*Exercise objective*
Give back the entire listing verbatim.
— Start Data provided —
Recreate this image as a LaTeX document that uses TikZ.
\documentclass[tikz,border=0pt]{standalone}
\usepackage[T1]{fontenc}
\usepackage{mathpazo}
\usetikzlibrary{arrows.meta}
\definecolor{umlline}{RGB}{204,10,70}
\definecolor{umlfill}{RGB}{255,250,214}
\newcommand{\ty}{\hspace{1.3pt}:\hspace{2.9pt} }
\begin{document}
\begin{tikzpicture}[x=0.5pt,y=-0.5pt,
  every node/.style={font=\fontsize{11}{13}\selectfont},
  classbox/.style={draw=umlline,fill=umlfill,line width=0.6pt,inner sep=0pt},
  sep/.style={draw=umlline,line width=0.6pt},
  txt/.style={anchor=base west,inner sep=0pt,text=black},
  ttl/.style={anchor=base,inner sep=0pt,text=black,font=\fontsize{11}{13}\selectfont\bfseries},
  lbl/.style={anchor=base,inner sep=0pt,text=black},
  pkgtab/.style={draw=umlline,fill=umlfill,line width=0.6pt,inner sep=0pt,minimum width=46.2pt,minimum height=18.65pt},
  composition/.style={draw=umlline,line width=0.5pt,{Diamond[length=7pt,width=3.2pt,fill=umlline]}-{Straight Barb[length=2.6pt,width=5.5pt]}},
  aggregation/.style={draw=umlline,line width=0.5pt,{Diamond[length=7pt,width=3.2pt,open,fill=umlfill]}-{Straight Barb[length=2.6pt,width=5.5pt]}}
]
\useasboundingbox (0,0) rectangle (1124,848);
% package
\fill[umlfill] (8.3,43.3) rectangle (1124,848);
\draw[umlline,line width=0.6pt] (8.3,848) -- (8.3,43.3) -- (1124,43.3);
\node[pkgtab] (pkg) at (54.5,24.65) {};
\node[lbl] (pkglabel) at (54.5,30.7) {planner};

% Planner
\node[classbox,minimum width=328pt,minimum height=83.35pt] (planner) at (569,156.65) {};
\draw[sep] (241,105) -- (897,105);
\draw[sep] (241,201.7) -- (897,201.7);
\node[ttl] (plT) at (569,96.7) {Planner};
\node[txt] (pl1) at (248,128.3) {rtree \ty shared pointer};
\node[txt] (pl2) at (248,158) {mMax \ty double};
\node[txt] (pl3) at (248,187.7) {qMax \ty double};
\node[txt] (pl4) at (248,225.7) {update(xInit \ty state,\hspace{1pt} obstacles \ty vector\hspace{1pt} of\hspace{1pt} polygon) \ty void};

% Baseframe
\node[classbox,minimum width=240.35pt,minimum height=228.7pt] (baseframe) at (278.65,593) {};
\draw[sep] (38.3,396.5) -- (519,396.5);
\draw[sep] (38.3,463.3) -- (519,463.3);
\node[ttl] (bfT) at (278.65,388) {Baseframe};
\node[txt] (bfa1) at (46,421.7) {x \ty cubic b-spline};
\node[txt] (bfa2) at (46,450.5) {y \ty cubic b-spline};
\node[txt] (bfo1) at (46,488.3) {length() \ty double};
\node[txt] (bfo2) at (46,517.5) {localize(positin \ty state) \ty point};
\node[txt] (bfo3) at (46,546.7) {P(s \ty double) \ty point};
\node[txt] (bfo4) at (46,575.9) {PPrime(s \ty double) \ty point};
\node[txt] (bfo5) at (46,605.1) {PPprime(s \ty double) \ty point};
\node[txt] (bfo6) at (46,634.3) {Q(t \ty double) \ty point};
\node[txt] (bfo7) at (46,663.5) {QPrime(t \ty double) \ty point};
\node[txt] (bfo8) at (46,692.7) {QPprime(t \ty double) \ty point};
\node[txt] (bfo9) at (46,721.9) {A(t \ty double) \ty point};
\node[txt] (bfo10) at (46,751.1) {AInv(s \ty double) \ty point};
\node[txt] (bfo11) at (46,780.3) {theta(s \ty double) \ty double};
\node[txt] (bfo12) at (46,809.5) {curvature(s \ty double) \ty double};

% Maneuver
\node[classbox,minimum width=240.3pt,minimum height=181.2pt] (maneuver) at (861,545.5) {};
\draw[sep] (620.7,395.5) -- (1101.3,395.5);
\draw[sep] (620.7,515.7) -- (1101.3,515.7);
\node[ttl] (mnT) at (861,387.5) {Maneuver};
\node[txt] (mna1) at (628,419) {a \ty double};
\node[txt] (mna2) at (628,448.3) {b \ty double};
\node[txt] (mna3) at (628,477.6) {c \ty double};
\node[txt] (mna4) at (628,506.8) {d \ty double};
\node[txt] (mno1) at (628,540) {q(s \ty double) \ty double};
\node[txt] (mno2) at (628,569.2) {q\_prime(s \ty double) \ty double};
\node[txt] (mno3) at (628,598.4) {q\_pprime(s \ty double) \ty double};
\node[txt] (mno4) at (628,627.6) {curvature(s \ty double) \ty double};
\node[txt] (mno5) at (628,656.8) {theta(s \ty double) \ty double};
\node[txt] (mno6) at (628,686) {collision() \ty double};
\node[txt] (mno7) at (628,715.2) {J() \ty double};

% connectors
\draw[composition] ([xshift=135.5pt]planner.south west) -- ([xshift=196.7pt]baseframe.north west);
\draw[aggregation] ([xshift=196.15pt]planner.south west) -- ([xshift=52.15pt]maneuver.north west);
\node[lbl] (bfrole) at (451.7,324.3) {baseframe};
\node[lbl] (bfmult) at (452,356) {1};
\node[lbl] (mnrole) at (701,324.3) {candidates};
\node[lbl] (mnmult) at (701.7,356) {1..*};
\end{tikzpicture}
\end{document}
— End Data provided —
*Answer for the task*
Recreate this image as a LaTeX document that uses TikZ.
\documentclass[tikz,border=0pt]{standalone}
\usepackage[T1]{fontenc}
\usepackage{mathpazo}
\usetikzlibrary{arrows.meta}
\definecolor{umlline}{RGB}{204,10,70}
\definecolor{umlfill}{RGB}{255,250,214}
\newcommand{\ty}{\hspace{1.3pt}:\hspace{2.9pt} }
\begin{document}
\begin{tikzpicture}[x=0.5pt,y=-0.5pt,
  every node/.style={font=\fontsize{11}{13}\selectfont},
  classbox/.style={draw=umlline,fill=umlfill,line width=0.6pt,inner sep=0pt},
  sep/.style={draw=umlline,line width=0.6pt},
  txt/.style={anchor=base west,inner sep=0pt,text=black},
  ttl/.style={anchor=base,inner sep=0pt,text=black,font=\fontsize{11}{13}\selectfont\bfseries},
  lbl/.style={anchor=base,inner sep=0pt,text=black},
  pkgtab/.style={draw=umlline,fill=umlfill,line width=0.6pt,inner sep=0pt,minimum width=46.2pt,minimum height=18.65pt},
  composition/.style={draw=umlline,line width=0.5pt,{Diamond[length=7pt,width=3.2pt,fill=umlline]}-{Straight Barb[length=2.6pt,width=5.5pt]}},
  aggregation/.style={draw=umlline,line width=0.5pt,{Diamond[length=7pt,width=3.2pt,open,fill=umlfill]}-{Straight Barb[length=2.6pt,width=5.5pt]}}
]
\useasboundingbox (0,0) rectangle (1124,848);
% package
\fill[umlfill] (8.3,43.3) rectangle (1124,848);
\draw[umlline,line width=0.6pt] (8.3,848) -- (8.3,43.3) -- (1124,43.3);
\node[pkgtab] (pkg) at (54.5,24.65) {};
\node[lbl] (pkglabel) at (54.5,30.7) {planner};

% Planner
\node[classbox,minimum width=328pt,minimum height=83.35pt] (planner) at (569,156.65) {};
\draw[sep] (241,105) -- (897,105);
\draw[sep] (241,201.7) -- (897,201.7);
\node[ttl] (plT) at (569,96.7) {Planner};
\node[txt] (pl1) at (248,128.3) {rtree \ty shared pointer};
\node[txt] (pl2) at (248,158) {mMax \ty double};
\node[txt] (pl3) at (248,187.7) {qMax \ty double};
\node[txt] (pl4) at (248,225.7) {update(xInit \ty state,\hspace{1pt} obstacles \ty vector\hspace{1pt} of\hspace{1pt} polygon) \ty void};

% Baseframe
\node[classbox,minimum width=240.35pt,minimum height=228.7pt] (baseframe) at (278.65,593) {};
\draw[sep] (38.3,396.5) -- (519,396.5);
\draw[sep] (38.3,463.3) -- (519,463.3);
\node[ttl] (bfT) at (278.65,388) {Baseframe};
\node[txt] (bfa1) at (46,421.7) {x \ty cubic b-spline};
\node[txt] (bfa2) at (46,450.5) {y \ty cubic b-spline};
\node[txt] (bfo1) at (46,488.3) {length() \ty double};
\node[txt] (bfo2) at (46,517.5) {localize(positin \ty state) \ty point};
\node[txt] (bfo3) at (46,546.7) {P(s \ty double) \ty point};
\node[txt] (bfo4) at (46,575.9) {PPrime(s \ty double) \ty point};
\node[txt] (bfo5) at (46,605.1) {PPprime(s \ty double) \ty point};
\node[txt] (bfo6) at (46,634.3) {Q(t \ty double) \ty point};
\node[txt] (bfo7) at (46,663.5) {QPrime(t \ty double) \ty point};
\node[txt] (bfo8) at (46,692.7) {QPprime(t \ty double) \ty point};
\node[txt] (bfo9) at (46,721.9) {A(t \ty double) \ty point};
\node[txt] (bfo10) at (46,751.1) {AInv(s \ty double) \ty point};
\node[txt] (bfo11) at (46,780.3) {theta(s \ty double) \ty double};
\node[txt] (bfo12) at (46,809.5) {curvature(s \ty double) \ty double};

% Maneuver
\node[classbox,minimum width=240.3pt,minimum height=181.2pt] (maneuver) at (861,545.5) {};
\draw[sep] (620.7,395.5) -- (1101.3,395.5);
\draw[sep] (620.7,515.7) -- (1101.3,515.7);
\node[ttl] (mnT) at (861,387.5) {Maneuver};
\node[txt] (mna1) at (628,419) {a \ty double};
\node[txt] (mna2) at (628,448.3) {b \ty double};
\node[txt] (mna3) at (628,477.6) {c \ty double};
\node[txt] (mna4) at (628,506.8) {d \ty double};
\node[txt] (mno1) at (628,540) {q(s \ty double) \ty double};
\node[txt] (mno2) at (628,569.2) {q\_prime(s \ty double) \ty double};
\node[txt] (mno3) at (628,598.4) {q\_pprime(s \ty double) \ty double};
\node[txt] (mno4) at (628,627.6) {curvature(s \ty double) \ty double};
\node[txt] (mno5) at (628,656.8) {theta(s \ty double) \ty double};
\node[txt] (mno6) at (628,686) {collision() \ty double};
\node[txt] (mno7) at (628,715.2) {J() \ty double};

% connectors
\draw[composition] ([xshift=135.5pt]planner.south west) -- ([xshift=196.7pt]baseframe.north west);
\draw[aggregation] ([xshift=196.15pt]planner.south west) -- ([xshift=52.15pt]maneuver.north west);
\node[lbl] (bfrole) at (451.7,324.3) {baseframe};
\node[lbl] (bfmult) at (452,356) {1};
\node[lbl] (mnrole) at (701,324.3) {candidates};
\node[lbl] (mnmult) at (701.7,356) {1..*};
\end{tikzpicture}
\end{document}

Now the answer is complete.